§ **Directive**
Print exactly the lines that run from the line containing "Recreate this image" to the line containing "ha='center', va='center')", both included, and nothing else; pictures stay out.

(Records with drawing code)
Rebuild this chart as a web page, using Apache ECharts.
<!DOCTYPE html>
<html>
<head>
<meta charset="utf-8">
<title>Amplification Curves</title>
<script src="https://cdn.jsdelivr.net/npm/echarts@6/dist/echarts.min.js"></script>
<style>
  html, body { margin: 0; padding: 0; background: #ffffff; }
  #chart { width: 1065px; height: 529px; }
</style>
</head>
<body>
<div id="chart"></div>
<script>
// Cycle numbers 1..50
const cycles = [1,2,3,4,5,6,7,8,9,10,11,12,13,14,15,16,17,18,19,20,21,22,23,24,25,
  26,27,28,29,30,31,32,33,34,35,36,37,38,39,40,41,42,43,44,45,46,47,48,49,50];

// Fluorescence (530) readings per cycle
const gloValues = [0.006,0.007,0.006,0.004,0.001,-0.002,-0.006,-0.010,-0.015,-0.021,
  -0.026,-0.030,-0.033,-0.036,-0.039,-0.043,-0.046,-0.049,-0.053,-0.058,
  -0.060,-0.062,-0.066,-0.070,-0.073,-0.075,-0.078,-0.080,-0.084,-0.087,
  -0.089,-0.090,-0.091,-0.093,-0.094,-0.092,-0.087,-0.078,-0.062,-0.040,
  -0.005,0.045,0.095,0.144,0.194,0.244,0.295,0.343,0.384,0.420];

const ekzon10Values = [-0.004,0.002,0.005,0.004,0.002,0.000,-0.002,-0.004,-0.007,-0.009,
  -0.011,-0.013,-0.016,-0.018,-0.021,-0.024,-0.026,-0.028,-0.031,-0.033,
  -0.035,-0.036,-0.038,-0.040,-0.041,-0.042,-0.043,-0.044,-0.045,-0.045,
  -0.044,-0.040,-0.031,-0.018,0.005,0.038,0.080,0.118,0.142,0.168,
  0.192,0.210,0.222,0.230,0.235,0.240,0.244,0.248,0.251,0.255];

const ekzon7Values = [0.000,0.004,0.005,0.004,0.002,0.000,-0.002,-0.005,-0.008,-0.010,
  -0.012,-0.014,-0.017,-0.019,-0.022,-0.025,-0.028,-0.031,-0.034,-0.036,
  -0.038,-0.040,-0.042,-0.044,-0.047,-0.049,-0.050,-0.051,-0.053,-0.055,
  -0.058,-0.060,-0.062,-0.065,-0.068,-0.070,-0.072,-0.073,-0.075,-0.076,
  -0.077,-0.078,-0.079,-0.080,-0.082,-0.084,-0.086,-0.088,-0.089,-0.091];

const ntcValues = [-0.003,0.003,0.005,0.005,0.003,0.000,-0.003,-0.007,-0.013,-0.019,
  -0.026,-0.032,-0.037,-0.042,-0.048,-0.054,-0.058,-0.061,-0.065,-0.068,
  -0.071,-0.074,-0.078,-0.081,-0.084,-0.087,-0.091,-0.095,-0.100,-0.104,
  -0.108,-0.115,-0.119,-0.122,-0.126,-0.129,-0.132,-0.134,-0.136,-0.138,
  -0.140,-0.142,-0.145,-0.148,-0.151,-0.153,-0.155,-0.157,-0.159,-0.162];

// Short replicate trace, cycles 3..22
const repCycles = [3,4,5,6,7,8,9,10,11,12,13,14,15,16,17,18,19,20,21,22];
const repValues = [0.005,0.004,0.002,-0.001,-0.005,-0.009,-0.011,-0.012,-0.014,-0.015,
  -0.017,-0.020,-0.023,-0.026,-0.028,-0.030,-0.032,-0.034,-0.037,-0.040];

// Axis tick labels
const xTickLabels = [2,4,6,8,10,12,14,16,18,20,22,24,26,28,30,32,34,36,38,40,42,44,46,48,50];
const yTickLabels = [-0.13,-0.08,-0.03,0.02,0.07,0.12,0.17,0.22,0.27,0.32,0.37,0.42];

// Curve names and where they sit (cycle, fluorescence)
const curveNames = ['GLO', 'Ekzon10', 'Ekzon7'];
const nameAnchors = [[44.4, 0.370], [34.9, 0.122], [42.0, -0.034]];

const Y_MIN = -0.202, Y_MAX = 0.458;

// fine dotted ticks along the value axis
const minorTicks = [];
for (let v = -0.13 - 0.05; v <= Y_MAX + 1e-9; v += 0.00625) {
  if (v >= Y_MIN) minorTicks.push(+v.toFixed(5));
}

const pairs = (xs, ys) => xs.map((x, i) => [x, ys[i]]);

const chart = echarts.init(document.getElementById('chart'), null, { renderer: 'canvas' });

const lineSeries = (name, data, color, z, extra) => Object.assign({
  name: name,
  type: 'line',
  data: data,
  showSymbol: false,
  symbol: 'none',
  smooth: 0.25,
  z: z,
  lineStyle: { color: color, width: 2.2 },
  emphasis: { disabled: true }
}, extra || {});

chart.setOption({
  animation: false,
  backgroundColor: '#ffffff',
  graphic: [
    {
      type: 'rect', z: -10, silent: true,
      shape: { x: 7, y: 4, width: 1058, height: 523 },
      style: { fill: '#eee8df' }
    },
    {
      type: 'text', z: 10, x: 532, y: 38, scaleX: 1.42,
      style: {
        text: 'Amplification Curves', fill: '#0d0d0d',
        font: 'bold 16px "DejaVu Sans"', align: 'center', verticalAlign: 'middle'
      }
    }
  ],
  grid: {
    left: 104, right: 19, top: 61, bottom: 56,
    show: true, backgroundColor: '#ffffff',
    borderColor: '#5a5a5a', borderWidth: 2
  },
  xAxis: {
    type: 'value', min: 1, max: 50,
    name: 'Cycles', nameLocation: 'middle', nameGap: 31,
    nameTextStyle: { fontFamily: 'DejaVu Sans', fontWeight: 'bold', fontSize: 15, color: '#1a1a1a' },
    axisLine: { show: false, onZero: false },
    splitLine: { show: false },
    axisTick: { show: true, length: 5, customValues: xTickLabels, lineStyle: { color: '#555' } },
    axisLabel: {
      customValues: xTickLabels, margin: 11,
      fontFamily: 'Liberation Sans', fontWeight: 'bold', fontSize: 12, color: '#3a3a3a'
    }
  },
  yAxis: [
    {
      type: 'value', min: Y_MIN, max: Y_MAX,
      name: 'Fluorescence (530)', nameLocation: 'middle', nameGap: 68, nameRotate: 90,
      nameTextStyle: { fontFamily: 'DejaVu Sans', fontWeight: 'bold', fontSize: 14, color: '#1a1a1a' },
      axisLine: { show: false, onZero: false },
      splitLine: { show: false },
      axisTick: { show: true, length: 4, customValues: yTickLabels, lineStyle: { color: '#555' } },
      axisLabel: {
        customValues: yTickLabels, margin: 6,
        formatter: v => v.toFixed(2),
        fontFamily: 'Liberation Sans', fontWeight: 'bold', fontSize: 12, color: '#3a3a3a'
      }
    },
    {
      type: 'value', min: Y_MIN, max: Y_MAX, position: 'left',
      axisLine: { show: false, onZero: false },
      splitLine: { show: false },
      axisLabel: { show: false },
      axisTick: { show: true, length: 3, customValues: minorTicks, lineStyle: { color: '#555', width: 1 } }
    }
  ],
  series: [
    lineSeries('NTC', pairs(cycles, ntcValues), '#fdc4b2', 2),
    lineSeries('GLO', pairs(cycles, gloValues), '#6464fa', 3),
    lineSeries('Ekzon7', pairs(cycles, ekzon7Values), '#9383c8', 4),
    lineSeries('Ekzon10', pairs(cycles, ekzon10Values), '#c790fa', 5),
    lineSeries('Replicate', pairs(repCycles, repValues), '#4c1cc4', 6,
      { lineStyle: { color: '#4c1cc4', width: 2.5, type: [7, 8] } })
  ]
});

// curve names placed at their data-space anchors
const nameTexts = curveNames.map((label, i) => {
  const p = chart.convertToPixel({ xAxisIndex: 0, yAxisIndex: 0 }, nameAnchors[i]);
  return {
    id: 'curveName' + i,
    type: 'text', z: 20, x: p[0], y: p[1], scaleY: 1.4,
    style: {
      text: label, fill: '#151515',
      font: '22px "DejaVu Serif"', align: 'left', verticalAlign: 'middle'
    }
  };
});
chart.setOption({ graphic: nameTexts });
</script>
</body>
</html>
==
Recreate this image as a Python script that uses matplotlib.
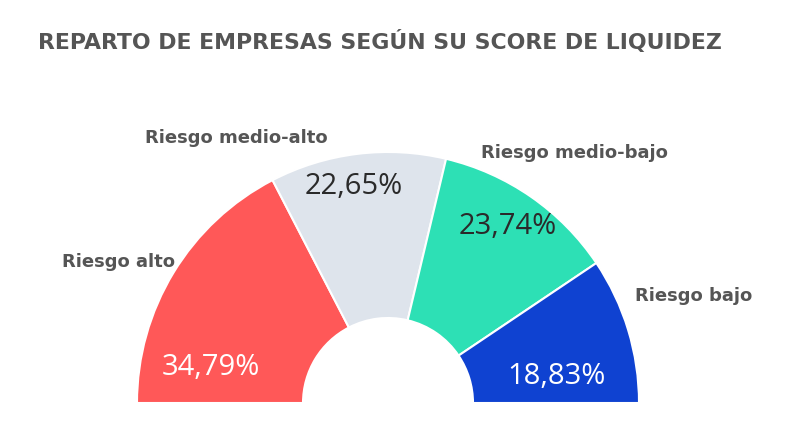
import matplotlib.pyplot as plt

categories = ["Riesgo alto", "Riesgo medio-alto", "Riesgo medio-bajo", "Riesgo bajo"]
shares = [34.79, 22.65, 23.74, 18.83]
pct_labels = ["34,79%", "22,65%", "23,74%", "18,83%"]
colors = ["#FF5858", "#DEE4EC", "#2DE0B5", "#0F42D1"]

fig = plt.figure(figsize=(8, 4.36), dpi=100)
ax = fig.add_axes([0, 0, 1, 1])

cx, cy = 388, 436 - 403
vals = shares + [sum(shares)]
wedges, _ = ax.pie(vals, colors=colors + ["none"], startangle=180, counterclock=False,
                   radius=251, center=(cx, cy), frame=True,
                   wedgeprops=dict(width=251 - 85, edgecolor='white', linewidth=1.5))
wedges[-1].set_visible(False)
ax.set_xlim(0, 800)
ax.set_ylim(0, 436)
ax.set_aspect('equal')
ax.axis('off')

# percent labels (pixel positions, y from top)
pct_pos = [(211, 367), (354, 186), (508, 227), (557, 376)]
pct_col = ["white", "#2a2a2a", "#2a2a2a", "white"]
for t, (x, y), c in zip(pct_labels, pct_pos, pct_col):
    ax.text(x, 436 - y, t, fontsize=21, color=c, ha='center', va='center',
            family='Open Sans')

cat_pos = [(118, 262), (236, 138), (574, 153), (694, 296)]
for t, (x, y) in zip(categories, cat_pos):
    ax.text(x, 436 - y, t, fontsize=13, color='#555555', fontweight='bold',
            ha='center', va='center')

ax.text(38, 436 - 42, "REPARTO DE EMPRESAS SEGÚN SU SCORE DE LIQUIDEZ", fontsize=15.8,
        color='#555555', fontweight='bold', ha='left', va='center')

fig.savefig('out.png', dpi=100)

§ **Worked solution**
Recreate this image as a Python script that uses matplotlib.
import matplotlib.pyplot as plt

categories = ["Riesgo alto", "Riesgo medio-alto", "Riesgo medio-bajo", "Riesgo bajo"]
shares = [34.79, 22.65, 23.74, 18.83]
pct_labels = ["34,79%", "22,65%", "23,74%", "18,83%"]
colors = ["#FF5858", "#DEE4EC", "#2DE0B5", "#0F42D1"]

fig = plt.figure(figsize=(8, 4.36), dpi=100)
ax = fig.add_axes([0, 0, 1, 1])

cx, cy = 388, 436 - 403
vals = shares + [sum(shares)]
wedges, _ = ax.pie(vals, colors=colors + ["none"], startangle=180, counterclock=False,
                   radius=251, center=(cx, cy), frame=True,
                   wedgeprops=dict(width=251 - 85, edgecolor='white', linewidth=1.5))
wedges[-1].set_visible(False)
ax.set_xlim(0, 800)
ax.set_ylim(0, 436)
ax.set_aspect('equal')
ax.axis('off')

# percent labels (pixel positions, y from top)
pct_pos = [(211, 367), (354, 186), (508, 227), (557, 376)]
pct_col = ["white", "#2a2a2a", "#2a2a2a", "white"]
for t, (x, y), c in zip(pct_labels, pct_pos, pct_col):
    ax.text(x, 436 - y, t, fontsize=21, color=c, ha='center', va='center',
            family='Open Sans')

cat_pos = [(118, 262), (236, 138), (574, 153), (694, 296)]
for t, (x, y) in zip(categories, cat_pos):
    ax.text(x, 436 - y, t, fontsize=13, color='#555555', fontweight='bold',
            ha='center', va='center')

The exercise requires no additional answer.